Fisher hasn’t updated his techniques since the Howard years, however, so he peddled similar claims — presented in literally apocalyptic terms by Benson — that differences between scenarios were actual job losses. Alas for Brian and Simon — and Liberal climate denialists like Angus Taylor who seized on the “report” — it’s no longer 2001 in the media. Fisher’s report was quickly demolished by Renew Economy and on social media. Update your tactics, chaps.

The Herald‘s $500 schmooze-fest. Ms Tips has recently been inundated with ads for this weekend’s long-awaited Sydney Morning Herald Schools Summit, a day-long event which marks a continuation of the Nine masthead’s focus on education. The event boasts a star-studded line-up of politicians, journalists, and industry insiders (aka private school principals); attendees will hear them opine on everything from AI in the classroom, to the future of selective schools (one of the Herald’s favourite punching bags).

Education minister Dan Tehan will deliver a keynote, followed by a “fireside chat” between deputy Labor leader Tanya Plibersek and Herald editor Lisa Davies. This excellent hobnobbing opportunity, which contributes eight hours towards getting accredited as a teacher in NSW, could be yours — all for a very cool $544.50 (including GST).

Nationals’ geographic. Horny National Party men may have been pushed off the front page, but that hasn’t stopped them providing regular, insightful commentary on the state of the country. Since his demotion to the backbench, former deputy prime minister Barnaby Joyce has enjoyed the freedom to tweet his mind — first there was this bizarre bit of Snapchat art, then a torturous visual gag about cricket.

This week, it was the very large moon which caught Joyce’s attention:

The only thing bigger than the moon was Joyce’s ever large Twitter ratio.

Not to be outdone, Nationals MP Andrew Broad, fresh off the Sugar Baby scandal that ended his parliamentary career, offered some thoughts on the Coalition’s notorious female representation problem. “Politics is very gruelling on people who want to have a family, and the very nature of biology is that it’s tougher on women,” Broad said.

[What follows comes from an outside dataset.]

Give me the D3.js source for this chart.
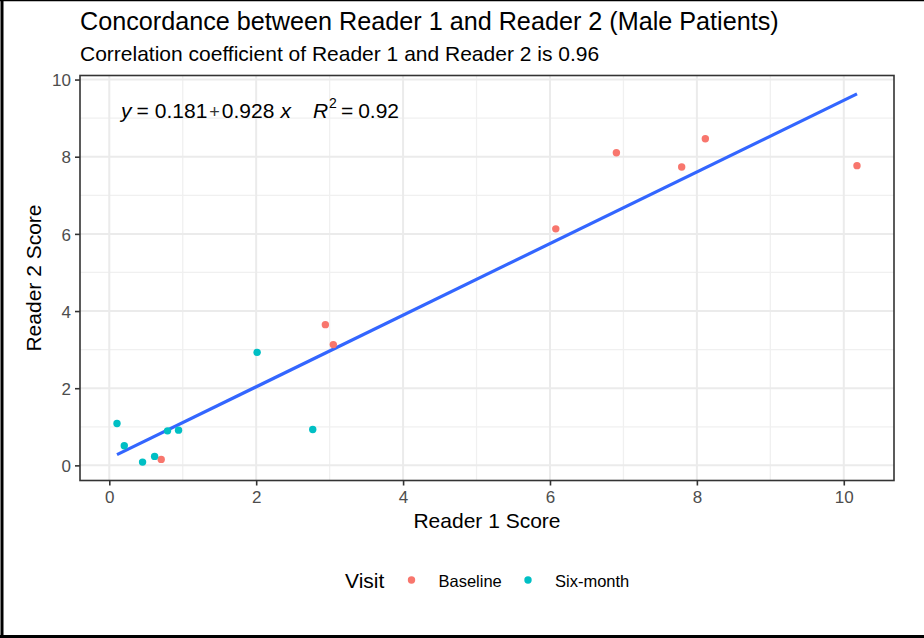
<!DOCTYPE html>
<html>
<head>
<meta charset="utf-8">
<script src="https://cdn.jsdelivr.net/npm/d3@7"></script>
<style>
  html, body { margin: 0; padding: 0; background: #fff; }
  svg { display: block; font-family: "Liberation Sans", Arial, sans-serif; }
</style>
</head>
<body>
<svg id="chart" width="924" height="638"></svg>
<script>
// Reader scores per patient, split by visit
const baselineReader1 = [0.707, 2.942, 3.05, 6.079, 6.904, 7.793, 8.115, 10.18];
const baselineReader2 = [0.155, 3.647, 3.13, 6.13, 8.104, 7.734, 8.466, 7.768];
const sixMonthReader1 = [0.105, 0.204, 0.453, 0.617, 0.793, 0.943, 2.013, 2.77];
const sixMonthReader2 = [1.086, 0.507, 0.085, 0.233, 0.895, 0.913, 2.93, 0.931];

const visits = ["Baseline", "Six-month"];
const visitColors = ["#F8766D", "#00BFC4"];

// Fitted line reported in the annotation
const fitIntercept = 0.181;
const fitSlope = 0.928;
const fitR2 = 0.92;
const correlation = 0.96;

const xTicks = [0, 2, 4, 6, 8, 10];
const yTicks = [0, 2, 4, 6, 8, 10];
const xMinor = [1, 3, 5, 7, 9];
const yMinor = [1, 3, 5, 7, 9];

const points = [];
baselineReader1.forEach((v, i) => points.push({ r1: v, r2: baselineReader2[i], visit: visits[0] }));
sixMonthReader1.forEach((v, i) => points.push({ r1: v, r2: sixMonthReader2[i], visit: visits[1] }));

const svg = d3.select("#chart");
const W = 924, H = 638;
const panel = { left: 80, right: 894, top: 75.5, bottom: 480.5 };

// Frame lines around the figure
svg.append("line").attr("x1", 2).attr("x2", 2).attr("y1", 0).attr("y2", H).attr("stroke", "#000").attr("stroke-width", 3);
svg.append("line").attr("x1", 0).attr("x2", W).attr("y1", 0.5).attr("y2", 0.5).attr("stroke", "#000").attr("stroke-width", 1.5);
svg.append("line").attr("x1", 0).attr("x2", W).attr("y1", 636.5).attr("y2", 636.5).attr("stroke", "#000").attr("stroke-width", 3);

// Data extents with 5% padding, including the fitted segment
const xExt = d3.extent(points, d => d.r1);
const lineEnds = xExt.map(x => fitIntercept + fitSlope * x);
const yExt = d3.extent(points.map(d => d.r2).concat(lineEnds));
const pad = (e) => { const d = (e[1] - e[0]) * 0.05; return [e[0] - d, e[1] + d]; };

const x = d3.scaleLinear().domain(pad(xExt)).range([panel.left, panel.right]);
const y = d3.scaleLinear().domain(pad(yExt)).range([panel.bottom, panel.top]);
const color = d3.scaleOrdinal().domain(visits).range(visitColors);

// Grid
const grid = svg.append("g");
grid.selectAll(".vmin").data(xMinor).join("line")
  .attr("x1", d => x(d)).attr("x2", d => x(d)).attr("y1", panel.top).attr("y2", panel.bottom)
  .attr("stroke", "#F0F0F0").attr("stroke-width", 1.3);
grid.selectAll(".hmin").data(yMinor).join("line")
  .attr("y1", d => y(d)).attr("y2", d => y(d)).attr("x1", panel.left).attr("x2", panel.right)
  .attr("stroke", "#F0F0F0").attr("stroke-width", 1.3);
grid.selectAll(".vmaj").data(xTicks).join("line")
  .attr("x1", d => x(d)).attr("x2", d => x(d)).attr("y1", panel.top).attr("y2", panel.bottom)
  .attr("stroke", "#EBEBEB").attr("stroke-width", 2);
grid.selectAll(".hmaj").data(yTicks).join("line")
  .attr("y1", d => y(d)).attr("y2", d => y(d)).attr("x1", panel.left).attr("x2", panel.right)
  .attr("stroke", "#EBEBEB").attr("stroke-width", 2);

// Fitted line
svg.append("line")
  .attr("x1", x(xExt[0])).attr("y1", y(lineEnds[0]))
  .attr("x2", x(xExt[1])).attr("y2", y(lineEnds[1]))
  .attr("stroke", "#3366FF").attr("stroke-width", 3.2);

// Points
svg.append("g").selectAll("circle").data(points).join("circle")
  .attr("cx", d => x(d.r1)).attr("cy", d => y(d.r2)).attr("r", 3.7)
  .attr("fill", d => color(d.visit));

// Panel border
svg.append("rect")
  .attr("x", panel.left).attr("y", panel.top)
  .attr("width", panel.right - panel.left).attr("height", panel.bottom - panel.top)
  .attr("fill", "none").attr("stroke", "#333333").attr("stroke-width", 1.6);

// Axes
const xAxis = svg.append("g").attr("transform", `translate(0,${panel.bottom})`)
  .call(d3.axisBottom(x).tickValues(xTicks).tickSize(5).tickPadding(5).tickFormat(d3.format("d")));
const yAxis = svg.append("g").attr("transform", `translate(${panel.left},0)`)
  .call(d3.axisLeft(y).tickValues(yTicks).tickSize(5).tickPadding(4).tickFormat(d3.format("d")));
[xAxis, yAxis].forEach(a => {
  a.attr("font-size", 17).attr("font-family", "'Liberation Sans', Arial, sans-serif");
  a.select(".domain").remove();
  a.selectAll(".tick line").attr("stroke", "#333333").attr("stroke-width", 1.6);
  a.selectAll(".tick text").attr("fill", "#4D4D4D");
});
yAxis.selectAll(".tick text").attr("dy", "0.36em");

// Axis titles
svg.append("text").attr("x", (panel.left + panel.right) / 2).attr("y", 528)
  .attr("text-anchor", "middle").attr("font-size", 21).attr("fill", "#000").text("Reader 1 Score");
svg.append("text").attr("transform", `translate(41,${(panel.top + panel.bottom) / 2}) rotate(-90)`)
  .attr("text-anchor", "middle").attr("font-size", 21).attr("fill", "#000").text("Reader 2 Score");

// Titles
svg.append("text").attr("x", 80).attr("y", 30).attr("font-size", 25.2).attr("fill", "#000")
  .text("Concordance between Reader 1 and Reader 2 (Male Patients)");
svg.append("text").attr("x", 80).attr("y", 61).attr("font-size", 21).attr("fill", "#000")
  .text(`Correlation coefficient of Reader 1 and Reader 2 is ${correlation.toFixed(2)}`);

// Regression equation, laid out piece by piece from measured widths
const eqY = 118;
const eq = svg.append("g").attr("font-size", 21).attr("fill", "#000");
const pieces = [
  { t: "y", italic: true, gap: 5 },
  { t: "=", gap: 6 },
  { t: fitIntercept.toFixed(3), gap: 2 },
  { t: "+", size: 18, color: "#333", dy: 0, gap: 2 },
  { t: fitSlope.toFixed(3), gap: 6 },
  { t: "x", italic: true, gap: 22 },
  { t: "R", italic: true, gap: 1 },
  { t: "2", size: 14, dy: -10, gap: 4 },
  { t: "=", gap: 5 },
  { t: fitR2.toFixed(2), gap: 0 }
];
let cursor = panel.left + 41;
pieces.forEach(p => {
  const t = eq.append("text").attr("x", cursor).attr("y", eqY + (p.dy || 0)).text(p.t);
  if (p.italic) t.attr("font-style", "italic");
  if (p.size) t.attr("font-size", p.size);
  if (p.color) t.attr("fill", p.color);
  cursor += t.node().getComputedTextLength() + p.gap;
});

// Legend
const lg = svg.append("g");
lg.append("text").attr("x", 345).attr("y", 588).attr("font-size", 21).attr("fill", "#000").text("Visit");
const legendItems = [
  { key: visits[0], cx: 411.5, tx: 438.5 },
  { key: visits[1], cx: 528, tx: 555 }
];
legendItems.forEach(it => {
  lg.append("circle").attr("cx", it.cx).attr("cy", 580).attr("r", 3.7).attr("fill", color(it.key));
  lg.append("text").attr("x", it.tx).attr("y", 586.5).attr("font-size", 16.5).attr("fill", "#000").text(it.key);
});
</script>
</body>
</html>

A Fringe estimate. The fringe festival rolled into Adelaide last week and the sleepy South Australian capital is coming alive. Still, in their excitement for what locals call “Mad March”, the organisers might have somewhat overestimated national media interest in the festival.

An email received by Crikey claimed that there were more than 600 accredited journalists attending the festival. This figure ought be taken with a slight grain of salt — there probably aren’t even close to half that many arts journalists in Australia. As Crikey recently reported, it is a fast dwindling beat. Perhaps Mad March got to their heads.